(Data extract):
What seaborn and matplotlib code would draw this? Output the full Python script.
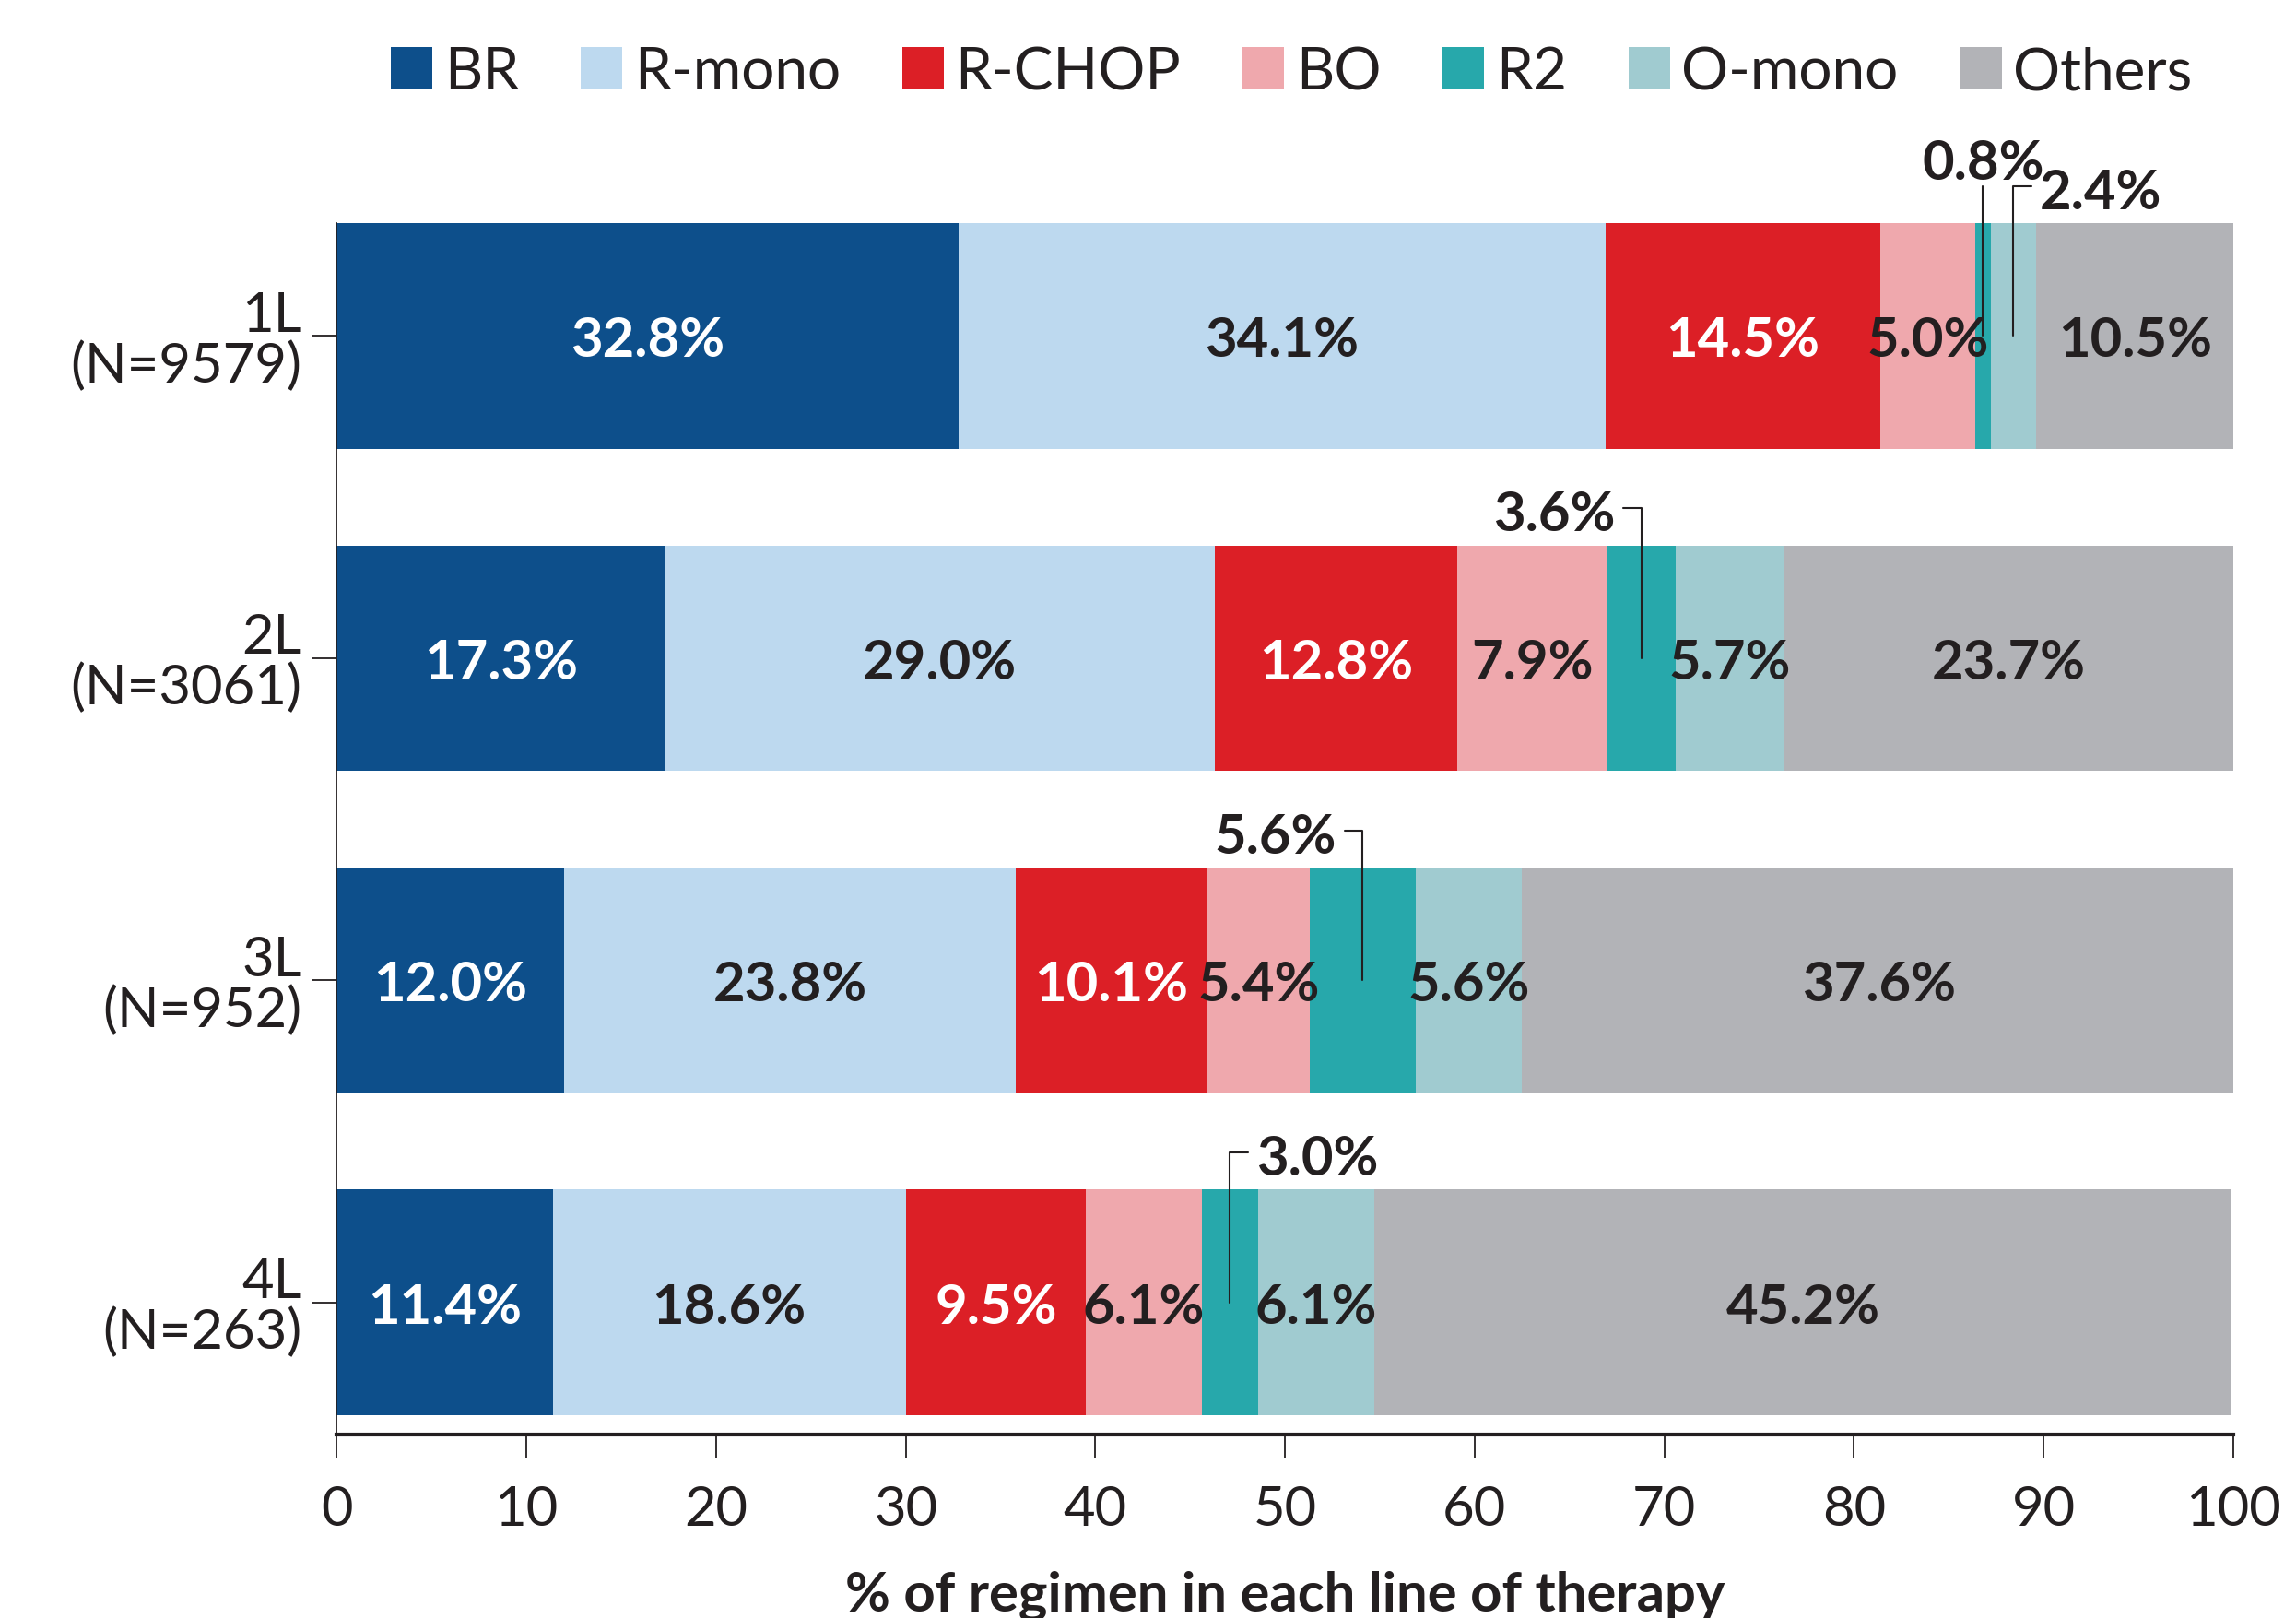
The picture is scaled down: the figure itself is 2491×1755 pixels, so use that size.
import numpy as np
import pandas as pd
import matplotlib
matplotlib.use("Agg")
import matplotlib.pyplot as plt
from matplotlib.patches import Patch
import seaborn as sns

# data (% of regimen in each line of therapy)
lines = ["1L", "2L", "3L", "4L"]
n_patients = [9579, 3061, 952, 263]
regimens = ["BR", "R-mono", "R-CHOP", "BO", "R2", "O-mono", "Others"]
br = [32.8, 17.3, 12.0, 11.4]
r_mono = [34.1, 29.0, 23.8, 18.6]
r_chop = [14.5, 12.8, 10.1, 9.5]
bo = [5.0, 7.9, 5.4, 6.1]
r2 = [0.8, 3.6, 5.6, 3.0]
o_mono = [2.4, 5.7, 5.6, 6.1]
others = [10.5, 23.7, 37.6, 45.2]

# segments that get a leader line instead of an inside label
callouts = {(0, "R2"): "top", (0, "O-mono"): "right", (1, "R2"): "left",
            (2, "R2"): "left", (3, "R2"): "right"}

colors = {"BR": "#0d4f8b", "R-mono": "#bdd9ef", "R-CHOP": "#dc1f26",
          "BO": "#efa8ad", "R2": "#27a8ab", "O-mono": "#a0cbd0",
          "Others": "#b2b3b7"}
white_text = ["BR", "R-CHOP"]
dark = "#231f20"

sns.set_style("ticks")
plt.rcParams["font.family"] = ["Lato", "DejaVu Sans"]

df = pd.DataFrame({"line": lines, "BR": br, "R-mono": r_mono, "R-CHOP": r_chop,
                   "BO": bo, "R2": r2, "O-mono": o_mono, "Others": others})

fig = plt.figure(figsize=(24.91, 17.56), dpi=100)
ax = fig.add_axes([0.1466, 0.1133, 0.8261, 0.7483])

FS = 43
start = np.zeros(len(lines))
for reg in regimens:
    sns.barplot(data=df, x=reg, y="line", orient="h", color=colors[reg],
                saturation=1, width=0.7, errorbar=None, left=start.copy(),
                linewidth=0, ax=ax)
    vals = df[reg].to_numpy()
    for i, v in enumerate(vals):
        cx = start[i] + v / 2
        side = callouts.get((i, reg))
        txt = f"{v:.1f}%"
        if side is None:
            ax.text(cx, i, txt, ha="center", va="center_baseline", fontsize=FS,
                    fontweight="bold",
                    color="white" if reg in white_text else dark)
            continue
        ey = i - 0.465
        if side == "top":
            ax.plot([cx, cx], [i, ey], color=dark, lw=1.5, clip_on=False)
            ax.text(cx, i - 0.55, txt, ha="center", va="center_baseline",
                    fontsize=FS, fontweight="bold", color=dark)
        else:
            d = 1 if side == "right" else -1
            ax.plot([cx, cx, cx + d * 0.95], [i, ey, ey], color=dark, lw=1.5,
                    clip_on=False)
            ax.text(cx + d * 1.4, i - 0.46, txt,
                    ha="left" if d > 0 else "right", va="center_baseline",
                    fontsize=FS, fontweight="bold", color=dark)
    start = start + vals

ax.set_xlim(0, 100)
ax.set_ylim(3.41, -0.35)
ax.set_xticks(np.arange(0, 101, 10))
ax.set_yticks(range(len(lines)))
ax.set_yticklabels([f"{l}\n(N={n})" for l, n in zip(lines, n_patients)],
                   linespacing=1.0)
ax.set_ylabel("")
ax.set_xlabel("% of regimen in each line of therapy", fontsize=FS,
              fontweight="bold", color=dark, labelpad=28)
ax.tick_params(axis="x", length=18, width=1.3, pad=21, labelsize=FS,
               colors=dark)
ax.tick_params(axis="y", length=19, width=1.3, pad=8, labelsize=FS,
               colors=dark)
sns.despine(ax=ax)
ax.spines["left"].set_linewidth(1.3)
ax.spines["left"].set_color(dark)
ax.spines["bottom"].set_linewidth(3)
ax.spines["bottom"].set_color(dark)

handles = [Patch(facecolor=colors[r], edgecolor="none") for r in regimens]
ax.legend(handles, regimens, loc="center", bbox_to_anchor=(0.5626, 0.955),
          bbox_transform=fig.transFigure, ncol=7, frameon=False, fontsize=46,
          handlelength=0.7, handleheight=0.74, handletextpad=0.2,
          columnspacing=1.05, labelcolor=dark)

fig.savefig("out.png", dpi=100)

(Directions for this task):
Repeat the material above in full and exactly, omitting the pictures.

(The result):
What seaborn and matplotlib code would draw this? Output the full Python script.
The picture is scaled down: the figure itself is 2491×1755 pixels, so use that size.
import numpy as np
import pandas as pd
import matplotlib
matplotlib.use("Agg")
import matplotlib.pyplot as plt
from matplotlib.patches import Patch
import seaborn as sns

# data (% of regimen in each line of therapy)
lines = ["1L", "2L", "3L", "4L"]
n_patients = [9579, 3061, 952, 263]
regimens = ["BR", "R-mono", "R-CHOP", "BO", "R2", "O-mono", "Others"]
br = [32.8, 17.3, 12.0, 11.4]
r_mono = [34.1, 29.0, 23.8, 18.6]
r_chop = [14.5, 12.8, 10.1, 9.5]
bo = [5.0, 7.9, 5.4, 6.1]
r2 = [0.8, 3.6, 5.6, 3.0]
o_mono = [2.4, 5.7, 5.6, 6.1]
others = [10.5, 23.7, 37.6, 45.2]

# segments that get a leader line instead of an inside label
callouts = {(0, "R2"): "top", (0, "O-mono"): "right", (1, "R2"): "left",
            (2, "R2"): "left", (3, "R2"): "right"}

colors = {"BR": "#0d4f8b", "R-mono": "#bdd9ef", "R-CHOP": "#dc1f26",
          "BO": "#efa8ad", "R2": "#27a8ab", "O-mono": "#a0cbd0",
          "Others": "#b2b3b7"}
white_text = ["BR", "R-CHOP"]
dark = "#231f20"

sns.set_style("ticks")
plt.rcParams["font.family"] = ["Lato", "DejaVu Sans"]

df = pd.DataFrame({"line": lines, "BR": br, "R-mono": r_mono, "R-CHOP": r_chop,
                   "BO": bo, "R2": r2, "O-mono": o_mono, "Others": others})

fig = plt.figure(figsize=(24.91, 17.56), dpi=100)
ax = fig.add_axes([0.1466, 0.1133, 0.8261, 0.7483])

FS = 43
start = np.zeros(len(lines))
for reg in regimens:
    sns.barplot(data=df, x=reg, y="line", orient="h", color=colors[reg],
                saturation=1, width=0.7, errorbar=None, left=start.copy(),
                linewidth=0, ax=ax)
    vals = df[reg].to_numpy()
    for i, v in enumerate(vals):
        cx = start[i] + v / 2
        side = callouts.get((i, reg))
        txt = f"{v:.1f}%"
        if side is None:
            ax.text(cx, i, txt, ha="center", va="center_baseline", fontsize=FS,
                    fontweight="bold",
                    color="white" if reg in white_text else dark)
            continue
        ey = i - 0.465
        if side == "top":
            ax.plot([cx, cx], [i, ey], color=dark, lw=1.5, clip_on=False)
            ax.text(cx, i - 0.55, txt, ha="center", va="center_baseline",
                    fontsize=FS, fontweight="bold", color=dark)
        else:
            d = 1 if side == "right" else -1
            ax.plot([cx, cx, cx + d * 0.95], [i, ey, ey], color=dark, lw=1.5,
                    clip_on=False)
            ax.text(cx + d * 1.4, i - 0.46, txt,
                    ha="left" if d > 0 else "right", va="center_baseline",
                    fontsize=FS, fontweight="bold", color=dark)
    start = start + vals

ax.set_xlim(0, 100)
ax.set_ylim(3.41, -0.35)
ax.set_xticks(np.arange(0, 101, 10))
ax.set_yticks(range(len(lines)))
ax.set_yticklabels([f"{l}\n(N={n})" for l, n in zip(lines, n_patients)],
                   linespacing=1.0)
ax.set_ylabel("")
ax.set_xlabel("% of regimen in each line of therapy", fontsize=FS,
              fontweight="bold", color=dark, labelpad=28)
ax.tick_params(axis="x", length=18, width=1.3, pad=21, labelsize=FS,
               colors=dark)
ax.tick_params(axis="y", length=19, width=1.3, pad=8, labelsize=FS,
               colors=dark)
sns.despine(ax=ax)
ax.spines["left"].set_linewidth(1.3)
ax.spines["left"].set_color(dark)
ax.spines["bottom"].set_linewidth(3)
ax.spines["bottom"].set_color(dark)

handles = [Patch(facecolor=colors[r], edgecolor="none") for r in regimens]
ax.legend(handles, regimens, loc="center", bbox_to_anchor=(0.5626, 0.955),
          bbox_transform=fig.transFigure, ncol=7, frameon=False, fontsize=46,
          handlelength=0.7, handleheight=0.74, handletextpad=0.2,
          columnspacing=1.05, labelcolor=dark)

fig.savefig("out.png", dpi=100)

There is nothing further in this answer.